A Philosophy of Practice

Today, ‘energy’ is associated with our vital dependence on the combustion of fossil fuels, needed for heating, transportation, and food production. All are threatened by anthropogenic climate change. Although there is no shortage of ‘green’ energy innovations, many cause more problems than they solve, as the example of wind farms in Oaxaca, which caused aridification while reinstating colonial relationships, shows (Dunlap 2018). One reason for this is the sheer volume of energy extraction. The other is the conceptual framework that underpins this activity: this is a source-conversion-end-use concept of energy, embedded in the Greco-scientific tradition.

Despite the fact that an unbroken line of inquiry can be traced from Aristotle to Einstein, taking in, for instance, Aristotle’s energeia (the ability to set things in motion), and entelecheia (the power of a completed action), the passage from pondering the functioning of levers to the discovery of mass-energy equivalence in the 20th century, wedded energy irrevocably to technology. Potentiality – which, alongside flux, is one of energy’s main ‘aggregate states’ so to speak – was here reduced to end-use. This gave rise to a ‘standing-reserve’ view of energy where the actual is ‘enframed’ within the usable: a forest is a wood- producing resource, a river a hydropower supplier (Heidegger 1977). If Heidegger’s notion of enframing seems dated, a quick glance at the ‘gig economy’ shows gig labourers to be a standing-reserve on permanent call (Srnicek 2017). Likewise, synthetic biology shows living entities to be a standing-reserve of function (Schyfter 2021).

In recent years, Energy Humanities has argued for the relevance of energopolitics to the survival of the planet (Szeman & Boyer 2017). However, Energy Humanities has focused largely on the ethics of energy consumption, which, although useful, does not solve the problem of the crisis of the concept of energy.

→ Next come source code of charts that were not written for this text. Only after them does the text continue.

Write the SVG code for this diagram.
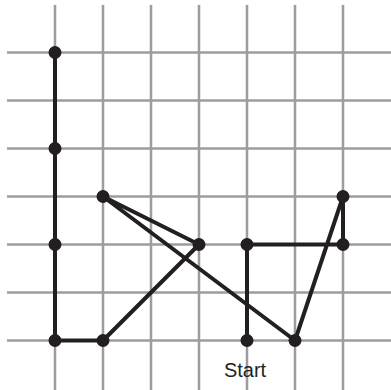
<svg xmlns="http://www.w3.org/2000/svg" width="391" height="390" viewBox="0 0 391 390">
<style>
.grid line{stroke:#9d9d9f;stroke-width:2.5}
.edge{stroke:#231f20;stroke-width:4;fill:none;stroke-linejoin:round;stroke-linecap:round}
.node circle{fill:#231f20}
.label{font-family:"Liberation Sans",Arial,sans-serif;font-size:20px;fill:#231f20}
</style>
<rect width="391" height="390" fill="#fff"/>
<g class="grid">
<line x1="55" y1="5" x2="55" y2="390"/>
<line x1="103" y1="5" x2="103" y2="390"/>
<line x1="151" y1="5" x2="151" y2="390"/>
<line x1="199" y1="5" x2="199" y2="390"/>
<line x1="247" y1="5" x2="247" y2="390"/>
<line x1="295" y1="5" x2="295" y2="390"/>
<line x1="343" y1="5" x2="343" y2="390"/>
<line x1="7" y1="52.5" x2="391" y2="52.5"/>
<line x1="7" y1="100.5" x2="391" y2="100.5"/>
<line x1="7" y1="148.5" x2="391" y2="148.5"/>
<line x1="7" y1="196.5" x2="391" y2="196.5"/>
<line x1="7" y1="244.5" x2="391" y2="244.5"/>
<line x1="7" y1="292.5" x2="391" y2="292.5"/>
<line x1="7" y1="340.5" x2="391" y2="340.5"/>
</g>
<g id="connectors">
<polyline class="edge" points="247,340.5 247,244.5 343,244.5 343,196.5 295,340.5 103,196.5 199,244.5 103,340.5 55,340.5 55,52.5"/>
</g>
<g id="n1" class="node"><circle cx="55" cy="52.5" r="6.5"/></g>
<g id="n2" class="node"><circle cx="55" cy="148.5" r="6.5"/></g>
<g id="n3" class="node"><circle cx="55" cy="244.5" r="6.5"/></g>
<g id="n4" class="node"><circle cx="55" cy="340.5" r="6.5"/></g>
<g id="n5" class="node"><circle cx="103" cy="340.5" r="6.5"/></g>
<g id="n6" class="node"><circle cx="103" cy="196.5" r="6.5"/></g>
<g id="n7" class="node"><circle cx="199" cy="244.5" r="6.5"/></g>
<g id="n8" class="node"><circle cx="247" cy="244.5" r="6.5"/></g>
<g id="start" class="node"><circle cx="247" cy="340.5" r="6.5"/><text class="label" x="245" y="377" text-anchor="middle">Start</text></g>
<g id="n9" class="node"><circle cx="295" cy="340.5" r="6.5"/></g>
<g id="n10" class="node"><circle cx="343" cy="196.5" r="6.5"/></g>
<g id="n11" class="node"><circle cx="343" cy="244.5" r="6.5"/></g>
</svg>
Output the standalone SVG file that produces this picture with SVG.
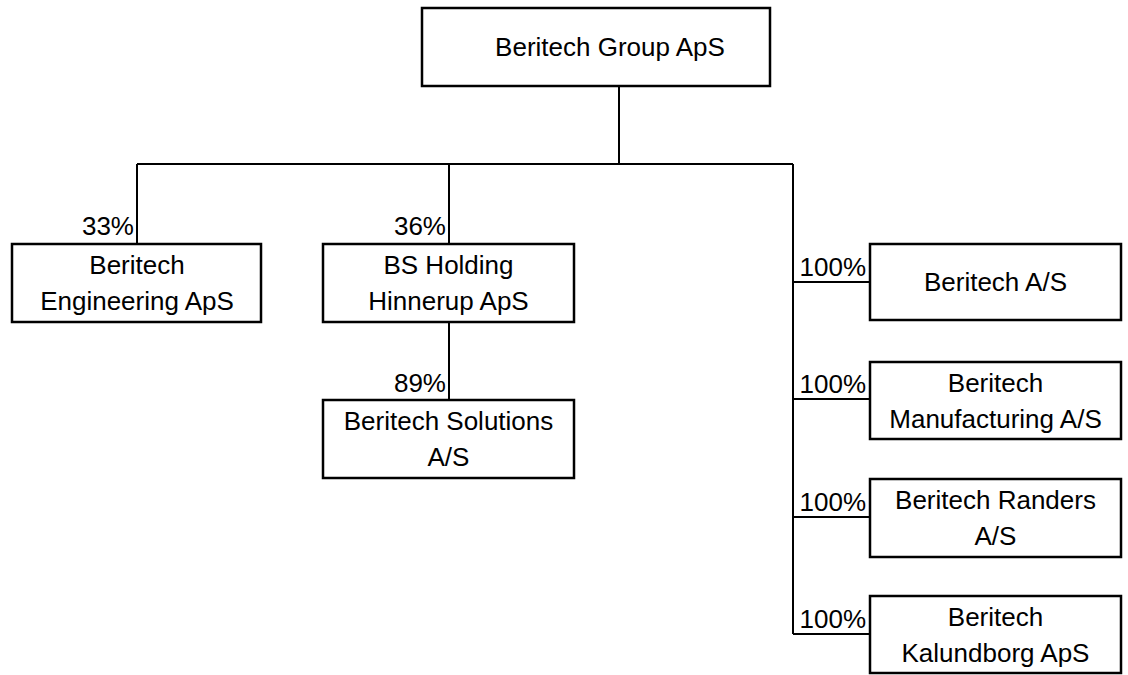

This project seeks to fill this gap. The main hypothesis is that a new concept of energy requires a sustained focus on reticular (rather than linear) causality in the flux-potentiality continuum. The ‘standing-reserve’ approach negates flux. It subsumes potentiality under single-type conversion. A focus on flux, by contrast, acknowledges energy’s dynamic and reticular nature. It further treats potentiality as multiplicitous. This line of investigation will enable a non-dualistic analysis where content (the source of energy) is not separate from method (its technology of transformation).

The project is conceptually and organisationally divided into three subprojects. Each focuses on practices that thematise energy: art, cultural, and coming-to-know practices, in order to shed light on a different cluster of energy:


Interrogates physical, spatial, temporal, plant, and animal energies 


(or radiation)
explores cultural-virtual energies


(or kinetics) investigates energies arising from arrangements and contraptions

Using a cross-disciplinary methodology, consisting of philosophical analysis, case studies, artography (performative, visual, and narrative techniques), and 3D visualisation, the three subprojects will map the dynamics of energy transformations; offer a materialist analysis of energy; generate new insights into non-manifest energy channels, motive and transductive energy passages; and produce theoretical and actionable knowledge.